- [TO BE DONE]: Begin at the first line of the data and copy each line through the one containing "minimum width=212pt, minimum", that line included, with no pictures.

- [Source code of charts]:
::::::::

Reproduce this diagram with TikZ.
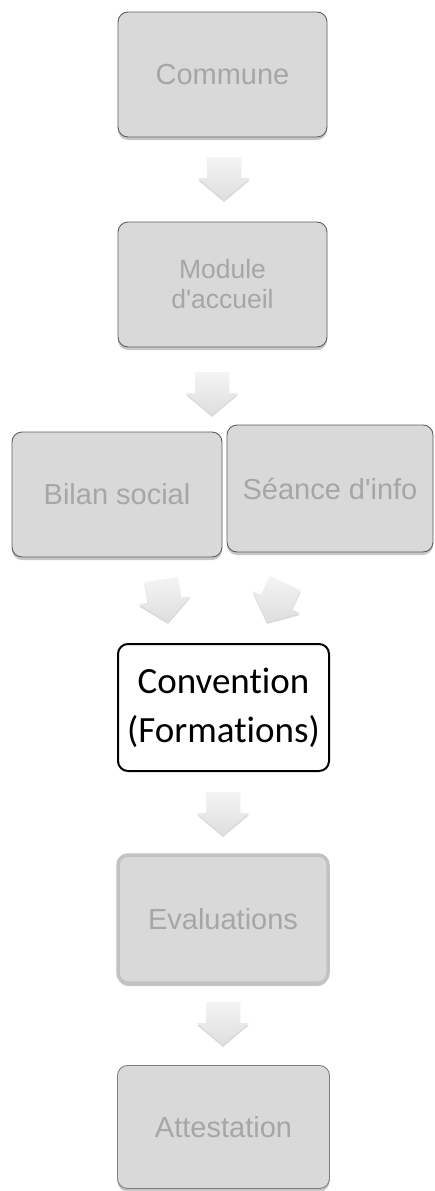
\documentclass[tikz,border=0pt]{standalone}
\usepackage{fontspec}
\setmainfont{Liberation Sans}[Ligatures={TeXOff,NoCommon}]
\newfontfamily\calibri{Carlito}[Ligatures={TeXOff,NoCommon}]
\usetikzlibrary{shadows}
\definecolor{boxfill}{HTML}{D9D9D9}
\definecolor{boxdraw}{HTML}{5E5E5E}
\definecolor{txtgray}{HTML}{A6A6A6}
\definecolor{evaldraw}{HTML}{C2C2C2}
\definecolor{arrtop}{HTML}{F4F4F4}
\definecolor{arrbot}{HTML}{DEDEDE}
\tikzset{
  greybox/.style={draw=boxdraw, line width=0.9pt, fill=boxfill, rounded corners=10pt,
    text=txtgray, font=\fontsize{29}{33}\selectfont, align=center, inner sep=0pt,
    drop shadow={shadow xshift=0pt, shadow yshift=-3pt, opacity=0.22, fill=black}},
  whitebox/.style={draw=black, line width=2pt, fill=white, rounded corners=10pt,
    text=black, font=\calibri\fontsize{37}{49}\selectfont, align=center, inner sep=0pt},
  blockarr/.style={top color=arrtop, bottom color=arrbot, draw=none,
    drop shadow={shadow xshift=0pt, shadow yshift=-2pt, opacity=0.15, fill=black}},
}
\newcommand{\blockarrow}[3]{%
  \begin{scope}[shift={(#1,#2)}, rotate=#3]
    \path[blockarr] (-17,-43) -- (17,-43) -- (17,-22) -- (26,-22) -- (0,0) -- (-26,-22) -- (-17,-22) -- cycle;
  \end{scope}}
\begin{document}
\begin{tikzpicture}[x=1pt, y=-1pt]
\useasboundingbox (0,0) rectangle (434,1191);
\fill[white] (0,0) rectangle (434,1191);

\node[greybox, minimum width=209pt, minimum height=125pt] (commune) at (222.5,74.5) {Commune};
\node[greybox, minimum width=209pt, minimum height=125pt, font=\fontsize{26.5}{30}\selectfont] (module) at (222.5,284.5) {Module\\d'accueil};
\node[greybox, minimum width=210pt, minimum height=125pt] (bilan) at (117,494.5) {Bilan social};
\node[greybox, minimum width=206pt, minimum height=127pt] (seance) at (330,488.5) {Séance d'info};
\node[whitebox, minimum width=211pt, minimum height=127pt] (conv) at (223.5,707.5) {Convention\\(Formations)};
\node[greybox, draw=evaldraw, line width=3.5pt, minimum width=210pt, minimum height=128pt, drop shadow={opacity=0}] (eval) at (223,919) {Evaluations};
\node[greybox, draw=boxdraw!80, minimum width=212pt, minimum height=123pt] (attest) at (223.5,1127) {Attestation};

\blockarrow{224}{200}{0}
\blockarrow{212}{415}{0}
\blockarrow{168}{622}{9}
\blockarrow{267}{622}{-25}
\blockarrow{223}{835}{0}
\blockarrow{223}{1045}{0}
\end{tikzpicture}
\end{document}
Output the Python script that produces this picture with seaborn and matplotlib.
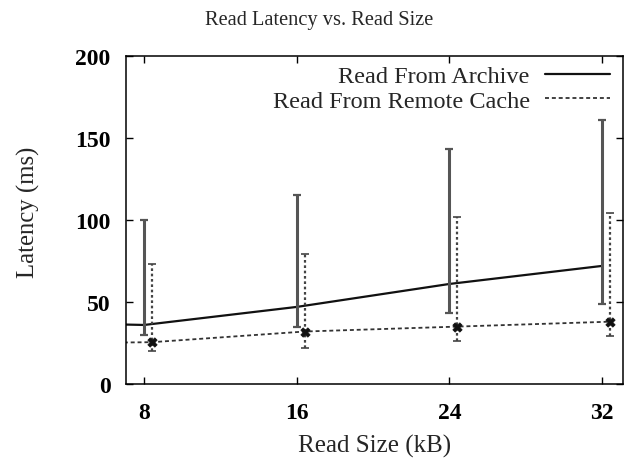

::::::::

- [RESULT OF THE EXERCISE]:
Reproduce this diagram with TikZ.
\documentclass[tikz,border=0pt]{standalone}
\usepackage{fontspec}
\setmainfont{Liberation Sans}[Ligatures={TeXOff,NoCommon}]
\newfontfamily\calibri{Carlito}[Ligatures={TeXOff,NoCommon}]
\usetikzlibrary{shadows}
\definecolor{boxfill}{HTML}{D9D9D9}
\definecolor{boxdraw}{HTML}{5E5E5E}
\definecolor{txtgray}{HTML}{A6A6A6}
\definecolor{evaldraw}{HTML}{C2C2C2}
\definecolor{arrtop}{HTML}{F4F4F4}
\definecolor{arrbot}{HTML}{DEDEDE}
\tikzset{
  greybox/.style={draw=boxdraw, line width=0.9pt, fill=boxfill, rounded corners=10pt,
    text=txtgray, font=\fontsize{29}{33}\selectfont, align=center, inner sep=0pt,
    drop shadow={shadow xshift=0pt, shadow yshift=-3pt, opacity=0.22, fill=black}},
  whitebox/.style={draw=black, line width=2pt, fill=white, rounded corners=10pt,
    text=black, font=\calibri\fontsize{37}{49}\selectfont, align=center, inner sep=0pt},
  blockarr/.style={top color=arrtop, bottom color=arrbot, draw=none,
    drop shadow={shadow xshift=0pt, shadow yshift=-2pt, opacity=0.15, fill=black}},
}
\newcommand{\blockarrow}[3]{%
  \begin{scope}[shift={(#1,#2)}, rotate=#3]
    \path[blockarr] (-17,-43) -- (17,-43) -- (17,-22) -- (26,-22) -- (0,0) -- (-26,-22) -- (-17,-22) -- cycle;
  \end{scope}}
\begin{document}
\begin{tikzpicture}[x=1pt, y=-1pt]
\useasboundingbox (0,0) rectangle (434,1191);
\fill[white] (0,0) rectangle (434,1191);

\node[greybox, minimum width=209pt, minimum height=125pt] (commune) at (222.5,74.5) {Commune};
\node[greybox, minimum width=209pt, minimum height=125pt, font=\fontsize{26.5}{30}\selectfont] (module) at (222.5,284.5) {Module\\d'accueil};
\node[greybox, minimum width=210pt, minimum height=125pt] (bilan) at (117,494.5) {Bilan social};
\node[greybox, minimum width=206pt, minimum height=127pt] (seance) at (330,488.5) {Séance d'info};
\node[whitebox, minimum width=211pt, minimum height=127pt] (conv) at (223.5,707.5) {Convention\\(Formations)};
\node[greybox, draw=evaldraw, line width=3.5pt, minimum width=210pt, minimum height=128pt, drop shadow={opacity=0}] (eval) at (223,919) {Evaluations};
\node[greybox, draw=boxdraw!80, minimum width=212pt, minimum height=123pt] (attest) at (223.5,1127) {Attestation};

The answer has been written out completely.